Defendant asserts that comments by the prosecutor during summation deprived him of a fair trial. Although this issue was not properly preserved by an objection at trial (see People v Parker, 220 AD2d 815, 816 [1995], lv denied 87 NY2d 1023 [1996]), our review reveals that reversal in the interest of justice is not required. Factors frequently considered in determining whether a prosecutor’s conduct requires reversal include “the severity and frequency of the conduct, whether the trial court took appropriate action to dilute the effect of the conduct and whether, from a review of the evidence, it can be said that the result would have been the same absent such conduct” (People v Tarantola, 178 AD2d 768, 770 [1991], lv denied 79 NY2d 954 *980[1992]; see People v Russell, 307 AD2d 385, 386 [2003]). Here, when the prosecutor started down the improper path of expressing personal opinions about witnesses (see People v Levandowski, 8 AD3d 898, 900 [2004]), she was abruptly stopped by County Court, which then gave a detailed and strong curative instruction to the jury.
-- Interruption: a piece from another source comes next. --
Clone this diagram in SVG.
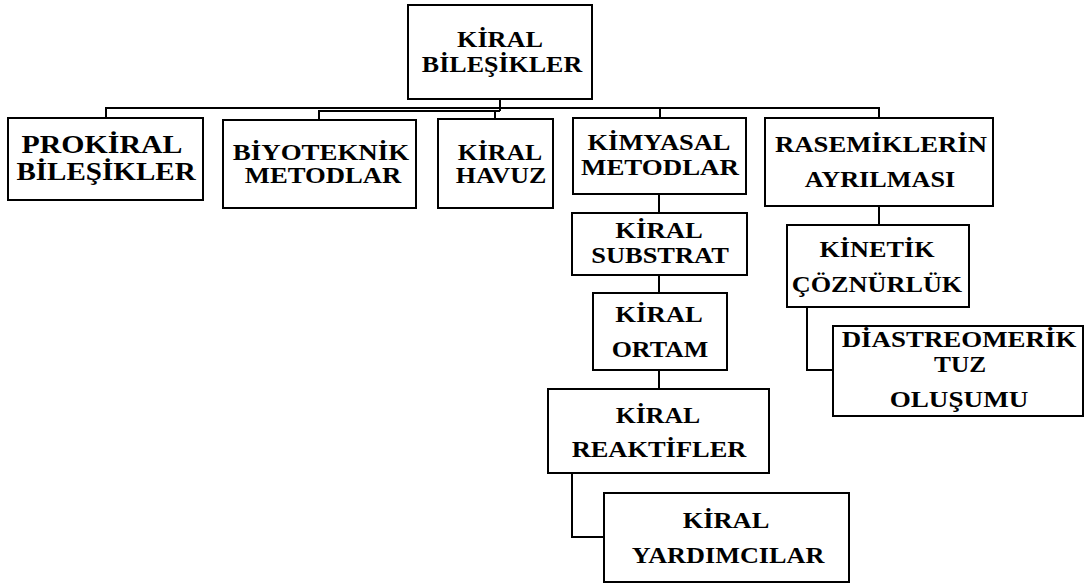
<svg xmlns="http://www.w3.org/2000/svg" width="1086" height="588" viewBox="0 0 1086 588">
<style>
.box{fill:#fff;stroke:#000;stroke-width:2}
.ln{fill:none;stroke:#000;stroke-width:2}
text{font-family:"Liberation Serif","Times New Roman",serif;font-weight:bold;font-size:23px;fill:#000;text-anchor:middle}
.big{font-size:25.5px}
</style>
<rect width="1086" height="588" fill="#fff"/>
<g id="connectors">
<path class="ln" d="M500,99 V111"/>
<path class="ln" d="M106,118 V108 H879 V118"/>
<path class="ln" d="M660,108 V118"/>
<path class="ln" d="M319,120 V111 H500"/>
<path class="ln" d="M495,111 V119"/>
<path class="ln" d="M659,194 V213"/>
<path class="ln" d="M659,275 V293"/>
<path class="ln" d="M659,370 V389"/>
<path class="ln" d="M572,473 V537 H604"/>
<path class="ln" d="M879,206 V225"/>
<path class="ln" d="M807,307 V370 H833"/>
</g>
<g id="kiral-bilesikler">
<rect class="box" x="408" y="5" width="184" height="94"/>
<text transform="translate(500,47) scale(1.14,1)">KİRAL</text>
<text transform="translate(502,72) scale(1.13,1)">BİLEŞİKLER</text>
</g>
<g id="prokiral">
<rect class="box" x="8" y="118" width="195" height="82"/>
<text class="big" transform="translate(102,153) scale(1.17,1)">PROKİRAL</text>
<text class="big" transform="translate(106,180) scale(1.14,1)">BİLEŞİKLER</text>
</g>
<g id="biyoteknik">
<rect class="box" x="223" y="120" width="193" height="88"/>
<text transform="translate(321,160) scale(1.17,1)">BİYOTEKNİK</text>
<text transform="translate(323,183) scale(1.16,1)">METODLAR</text>
</g>
<g id="kiral-havuz">
<rect class="box" x="438" y="119" width="115" height="89"/>
<text transform="translate(500,160) scale(1.12,1)">KİRAL</text>
<text transform="translate(501,183) scale(1.13,1)">HAVUZ</text>
</g>
<g id="kimyasal">
<rect class="box" x="573" y="118" width="173" height="76"/>
<text transform="translate(659,150) scale(1.15,1)">KİMYASAL</text>
<text transform="translate(660,175) scale(1.17,1)">METODLAR</text>
</g>
<g id="rasemik">
<rect class="box" x="765" y="118" width="228" height="88"/>
<text transform="translate(881,152) scale(1.16,1)">RASEMİKLERİN</text>
<text transform="translate(880,187) scale(1.14,1)">AYRILMASI</text>
</g>
<g id="kiral-substrat">
<rect class="box" x="572" y="213" width="175" height="62"/>
<text transform="translate(659,238) scale(1.16,1)">KİRAL</text>
<text transform="translate(660,263) scale(1.15,1)">SUBSTRAT</text>
</g>
<g id="kiral-ortam">
<rect class="box" x="593" y="293" width="134" height="77"/>
<text transform="translate(659,322) scale(1.16,1)">KİRAL</text>
<text transform="translate(660,357) scale(1.13,1)">ORTAM</text>
</g>
<g id="kiral-reaktifler">
<rect class="box" x="548" y="389" width="221" height="84"/>
<text transform="translate(658,423) scale(1.12,1)">KİRAL</text>
<text transform="translate(659,457) scale(1.15,1)">REAKTİFLER</text>
</g>
<g id="kiral-yardimcilar">
<rect class="box" x="604" y="493" width="245" height="89"/>
<text transform="translate(726,528) scale(1.15,1)">KİRAL</text>
<text transform="translate(728,563) scale(1.14,1)">YARDIMCILAR</text>
</g>
<g id="kinetik">
<rect class="box" x="787" y="225" width="182" height="82"/>
<text transform="translate(877,257) scale(1.14,1)">KİNETİK</text>
<text transform="translate(877,292) scale(1.14,1)">ÇÖZNÜRLÜK</text>
</g>
<g id="diastreomerik">
<rect class="box" x="833" y="326" width="250" height="90"/>
<text transform="translate(959,347) scale(1.17,1)">DİASTREOMERİK</text>
<text transform="translate(960,372) scale(1.1,1)">TUZ</text>
<text transform="translate(959,407) scale(1.18,1)">OLUŞUMU</text>
</g>
</svg>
While not every curative instruction can adequately dispel prejudice (see People v Calabria, 94 NY2d 519, 523 [2000]), our review of this record convinces us that the conduct was curtailed before becoming so prejudicial as to require a new trial.
Defendant’s remaining arguments—including his challenge to County Court’s Sandoval ruling and his assertion that he did not receive the effective assistance of counsel—have been considered and found unpersuasive.
Mercure, J.P., Mugglin, Rose and Kane, JJ., concur. Ordered that the judgment is affirmed.